Spark¶

modak-spark gives a Spark job one consistent Dataset<Row> over a Modak table: the hot branch from the Postgres heap, the cold branch from the lake at the pinned snapshot, and the delta overlay merged newest-wins. It also routes inserts and deletes, so a job can write rows without knowing which tier they land in.

It is a plain library, not a custom data source. It composes Spark's JDBC source with the Iceberg Spark runtime and follows the seam protocol step for step.

Dependencies¶

<dependency>
    <groupId>io.modak</groupId>
    <artifactId>modak-spark</artifactId>
    <version>0.1.0</version>
</dependency>

The application provides Spark 3.5, iceberg-spark-runtime-3.5, and the Postgres JDBC driver. None are bundled.

Reading¶

SeamOptions options = SeamOptions.builder()
        .jdbcUrl("jdbc:postgresql://db:5432/app?user=app")
        .table("public.events")
        .build();

try (SeamRead read = ModakSpark.read(spark, options)) {
    Dataset<Row> events = read.dataframe();
    events.filter("device_id = 42").count();
}

The read is pinned: opening it inserts a modak.read_pins row atomically with the captured cut-line, so lake maintenance holds back snapshot expiry until the read closes. Spark is lazy, so close only after the last action on the dataframe. If the process dies without closing, the pin's expires_at (default 15 minutes, pinTtl on the builder) reclaims it.

For the same reason, never run Spark's expire_snapshots or remove_orphan_files procedures against a Modak-managed table, they cannot see the pins. See Lake maintenance for what Spark may safely maintain.

The cold branch loads through the Iceberg Spark runtime, which needs an Iceberg catalog on the session even for path-based tables:

SparkSession spark = SparkSession.builder()
        .config("spark.sql.catalog.default_iceberg", "org.apache.iceberg.spark.SparkCatalog")
        .config("spark.sql.catalog.default_iceberg.type", "hadoop")
        .config("spark.sql.catalog.default_iceberg.warehouse", "s3a://lake/warehouse")
        .getOrCreate();

When the lake table cannot be reached by the path stored in the catalog (for example, it resolves through a configured Spark catalog), pass the identifier with lakeTable("my_catalog.db.events_cold").

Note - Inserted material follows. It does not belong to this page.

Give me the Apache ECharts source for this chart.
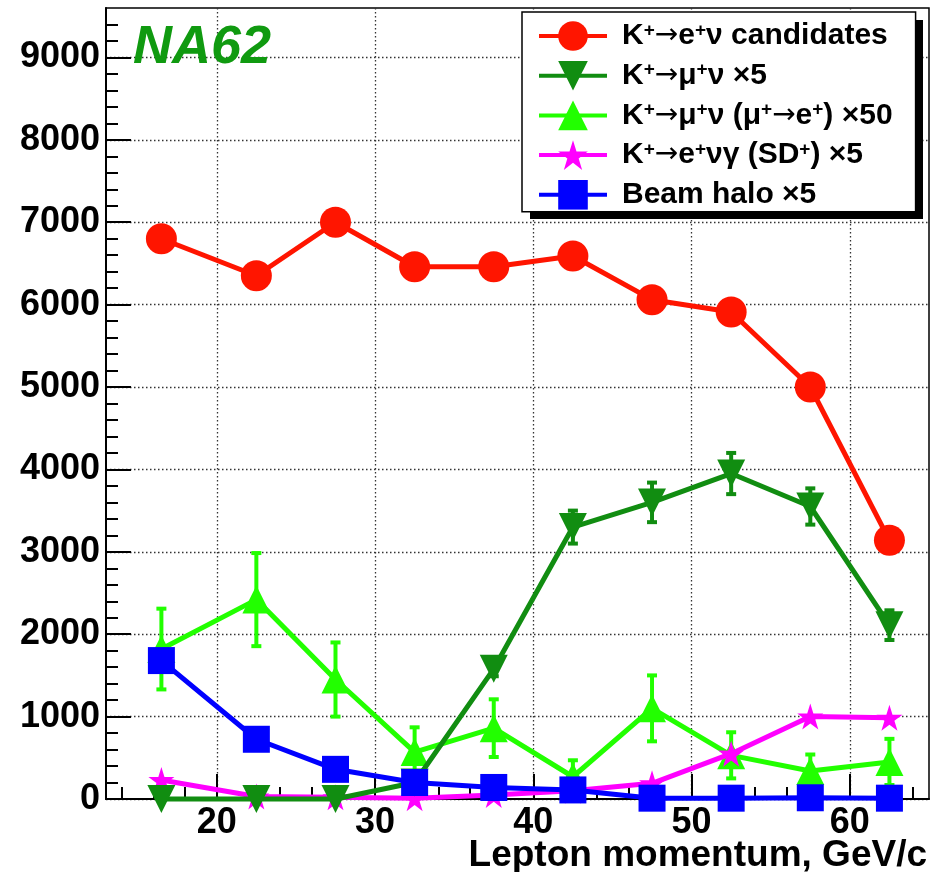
<!DOCTYPE html>
<html><head><meta charset="utf-8">
<script src="https://cdn.jsdelivr.net/npm/echarts@6/dist/echarts.min.js"></script>
<style>html,body{margin:0;padding:0;background:#fff}#chart{width:941px;height:872px}</style>
</head><body><div id="chart"></div>
<script>
// ---- data ----
const momentum = [16.5, 22.5, 27.5, 32.5, 37.5, 42.5, 47.5, 52.5, 57.5, 62.5];
const kenuCandidates = [6800, 6350, 7000, 6460, 6460, 6590, 6060, 5910, 5000, 3140];
const kmunuX5 = [0, 0, 0, 200, 1580, 3300, 3600, 3950, 3550, 2110];
const kmunuX5Err = [0, 0, 0, 60, 90, 200, 240, 250, 220, 180];
const kmunuDecayX50 = [1820, 2420, 1450, 570, 860, 270, 1100, 530, 340, 450];
const kmunuDecayX50Err = [490, 565, 450, 300, 350, 200, 400, 280, 200, 280];
const kenugSDX5 = [230, 30, 20, 10, 50, 100, 190, 550, 1000, 985];
const beamHaloX5 = [1680, 725, 360, 200, 140, 110, 10, 10, 15, 10];

const seriesNames = ['kenu', 'kmunu', 'kmunuDecay', 'kenug', 'halo'];
const legendLabels = [
  'K{s|+}{a|→}e{s|+}ν candidates',
  'K{s|+}{a|→}μ{s|+}ν ×5',
  'K{s|+}{a|→}μ{s|+}ν (μ{s|+}{a|→}e{s|+}) ×50',
  'K{s|+}{a|→}e{s|+}νγ (SD{s|+}) ×5',
  'Beam halo ×5'
];
const xAxisTitle = 'Lepton momentum, GeV/c';
const experimentLabel = 'NA62';

const xMajorTicks = [20, 30, 40, 50, 60];
const xMinorTicks = [14, 16, 18, 22, 24, 26, 28, 32, 34, 36, 38, 42, 44, 46, 48, 52, 54, 56, 58, 62, 64];
const yMajorTicks = [0, 1000, 2000, 3000, 4000, 5000, 6000, 7000, 8000, 9000];
const yMinorTicks = [200, 400, 600, 800, 1200, 1400, 1600, 1800, 2200, 2400, 2600, 2800,
  3200, 3400, 3600, 3800, 4200, 4400, 4600, 4800, 5200, 5400, 5600, 5800,
  6200, 6400, 6600, 6800, 7200, 7400, 7600, 7800, 8200, 8400, 8600, 8800, 9200, 9400];

// ---- styling ----
const FONT = 'Liberation Sans';
const C_RED = '#ff1500', C_DGREEN = '#118d11', C_LGREEN = '#22ff00', C_MAG = '#ff00ff', C_BLUE = '#0000ff';
const STAR = 'path://M50,0 L61.8,35.3 L100,35.3 L69.1,57.1 L80.9,92.7 L50,70.6 L19.1,92.7 L30.9,57.1 L0,35.3 L38.2,35.3 Z';

function pairs(ys) { return momentum.map((x, i) => [x, ys[i]]); }
function errData(ys, es) { return momentum.map((x, i) => [x, ys[i] - es[i], ys[i] + es[i], es[i]]); }
function errRender(color) {
  return function (params, api) {
    if (!api.value(3)) return null;
    const x = api.value(0);
    const a = api.coord([x, api.value(2)]);
    const b = api.coord([x, api.value(1)]);
    const cap = 5, st = { stroke: color, lineWidth: 4 };
    return { type: 'group', children: [
      { type: 'line', shape: { x1: a[0], y1: a[1], x2: b[0], y2: b[1] }, style: st },
      { type: 'line', shape: { x1: a[0] - cap, y1: a[1], x2: a[0] + cap, y2: a[1] }, style: st },
      { type: 'line', shape: { x1: b[0] - cap, y1: b[1], x2: b[0] + cap, y2: b[1] }, style: st }
    ] };
  };
}
function lineSeries(name, ys, color, symbol, size, z, rotate) {
  return {
    type: 'line', name: name, data: pairs(ys), xAxisIndex: 0, yAxisIndex: 0,
    symbol: symbol, symbolSize: size, symbolRotate: rotate || 0, showAllSymbol: true,
    clip: false, z: z,
    lineStyle: { color: color, width: 5 }, itemStyle: { color: color },
    emphasis: { disabled: true }, animation: false
  };
}
function errSeries(name, ys, es, color, z) {
  return {
    type: 'custom', name: name, data: errData(ys, es), xAxisIndex: 0, yAxisIndex: 0,
    encode: { x: 0, y: [1, 2] }, renderItem: errRender(color), z: z, clip: false, silent: true, animation: false
  };
}
const plainLabel = v => String(v);

const chart = echarts.init(document.getElementById('chart'), null, { renderer: 'canvas' });
chart.setOption({
  backgroundColor: '#fff',
  animation: false,
  title: {
    text: experimentLabel, left: 128, top: 16,
    textStyle: { fontFamily: FONT, fontSize: 54, fontWeight: 'bold', fontStyle: 'italic', color: '#109a10' }
  },
  graphic: [
    { type: 'rect', z: 1, shape: { x: 530, y: 20, width: 393, height: 199 }, style: { fill: '#000' }, silent: true },
    { type: 'text', right: 14, top: 837, z: 5,
      style: { text: xAxisTitle, font: 'bold 37px "Liberation Sans"', fill: '#000' } }
  ],
  grid: {
    left: 106, right: 12, top: 8, bottom: 73, containLabel: false, outerBoundsMode: 'none',
    show: true, borderColor: '#000', borderWidth: 1.5, backgroundColor: 'transparent'
  },
  legend: {
    data: seriesNames, orient: 'vertical', left: 522, top: 12, z: 3,
    itemWidth: 68, itemHeight: 37, itemGap: 9.7,
    padding: [9, 23, 2, 15],
    backgroundColor: '#fff', borderColor: '#000', borderWidth: 1.5,
    lineStyle: { width: 4 },
    selectedMode: false,
    formatter: function (name) { return legendLabels[seriesNames.indexOf(name)]; },
    textStyle: {
      fontFamily: FONT, fontSize: 30, fontWeight: 'bold', color: '#000', padding: [0, 0, 0, 10], lineHeight: 30,
      rich: {
        s: { fontFamily: FONT, fontSize: 19, fontWeight: 'bold', color: '#000', lineHeight: 4, verticalAlign: 'top' },
        a: { fontFamily: 'DejaVu Sans', fontSize: 28, fontWeight: 'normal', color: '#000', lineHeight: 30 }
      }
    }
  },
  xAxis: [{
    type: 'value', min: 13, max: 65, position: 'bottom',
    axisLine: { show: true, onZero: false, lineStyle: { color: '#000', width: 2 } },
    axisTick: { show: true, inside: true, length: 25, customValues: xMajorTicks, lineStyle: { color: '#000', width: 2 } },
    axisLabel: { show: true, customValues: xMajorTicks, formatter: plainLabel, margin: 6, fontFamily: FONT, fontSize: 36, fontWeight: 'bold', color: '#000' },
    splitLine: { show: true, lineStyle: { color: '#333', width: 1.3, type: [1.5, 2.5] } }
  }, {
    type: 'value', min: 13, max: 65, position: 'bottom', gridIndex: 0,
    axisLine: { show: false, onZero: false },
    axisTick: { show: true, inside: true, length: 12, customValues: xMinorTicks, lineStyle: { color: '#000', width: 2 } },
    axisLabel: { show: false }, splitLine: { show: false }
  }],
  yAxis: [{
    type: 'value', min: 0, max: 9600, position: 'left',
    axisLine: { show: true, onZero: false, lineStyle: { color: '#000', width: 2 } },
    axisTick: { show: true, inside: true, length: 25, customValues: yMajorTicks, lineStyle: { color: '#000', width: 2 } },
    axisLabel: { show: true, customValues: yMajorTicks, formatter: plainLabel, margin: 6, fontFamily: FONT, fontSize: 36, fontWeight: 'bold', color: '#000' },
    splitLine: { show: true, lineStyle: { color: '#333', width: 1.3, type: [1.5, 2.5] } }
  }, {
    type: 'value', min: 0, max: 9600, position: 'left', gridIndex: 0,
    axisLine: { show: false, onZero: false },
    axisTick: { show: true, inside: true, length: 12, customValues: yMinorTicks, lineStyle: { color: '#000', width: 2 } },
    axisLabel: { show: false }, splitLine: { show: false }
  }],
  series: [
    errSeries('errDecay', kmunuDecayX50, kmunuDecayX50Err, C_LGREEN, 3),
    lineSeries('kmunuDecay', kmunuDecayX50, C_LGREEN, 'triangle', 28, 4),
    lineSeries('kenug', kenugSDX5, C_MAG, STAR, 26, 5),
    errSeries('errMunu', kmunuX5, kmunuX5Err, C_DGREEN, 6),
    lineSeries('kmunu', kmunuX5, C_DGREEN, 'triangle', 28, 7, 180),
    lineSeries('halo', beamHaloX5, C_BLUE, 'rect', 27, 8),
    lineSeries('kenu', kenuCandidates, C_RED, 'circle', 31, 9)
  ]
});
</script>
</body></html>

Mirrored tables without retention read as a plain heap scan, since the heap is complete. A job scanning bulk history can opt into serving most of it from the lake instead, mirroring the extension's hybrid mode:

SeamOptions options = SeamOptions.builder()
        .jdbcUrl("jdbc:postgresql://db:5432/app?user=app")
        .table("public.readings")
        .hybrid(true)                        // split the scan at the seam
        .hybridLag(3_600)                    // keep the last hour on the heap side
        .mirrorWait(Duration.ofSeconds(10))  // bounded wait for the mirror frontier
        .build();

The capture waits (bounded by mirrorWait, default 5s) for the mirror frontier to pass the current WAL position, proving the lake holds everything committed so far, then splits the union at max(tier_key) - hybridLag. If the frontier lags past the wait, the read silently falls back to the heap, which is always correct. On tiered tables and mirrored tables with retention the option is ignored, those always read two-tier at the stored cut-line.

Writing¶

ModakSpark.write(batch, options);

Rows at or above the cut-line are appended to the Postgres heap. Rows below it become op = 0 upserts in modak.delta, versioned from the shared sequence, visible to every seam reader immediately and folded into the lake by the worker. The worker owns lake commits, so Spark never writes Iceberg directly. The same split covers every mode: a fully mirrored table keeps its cut-line at the minimum so everything is a heap append, and heap retention raises it to the drop boundary so writes into dropped history take the delta path.

A batch containing rows below the table's retention line fails before anything is written: those rows have been expired from the lake, so a delta entry for them could never be folded back.

This is an insert path sized for stragglers, not volume. Bulk historical loads belong on the bulk ingestion path, which commits staged Parquet or raw records straight to the lake without touching the delta.

Deleting¶

ModakSpark.delete(keys, options);

The dataset carries the pk columns plus the tier-key column, explicit because a cold target has no heap row to look it up from. Hot keys delete from the heap over JDBC. Cold keys become op = 1 tombstones in modak.delta, which hide the row from seam readers immediately and fold into the lake as equality deletes. Keys below the retention line are rejected like writes.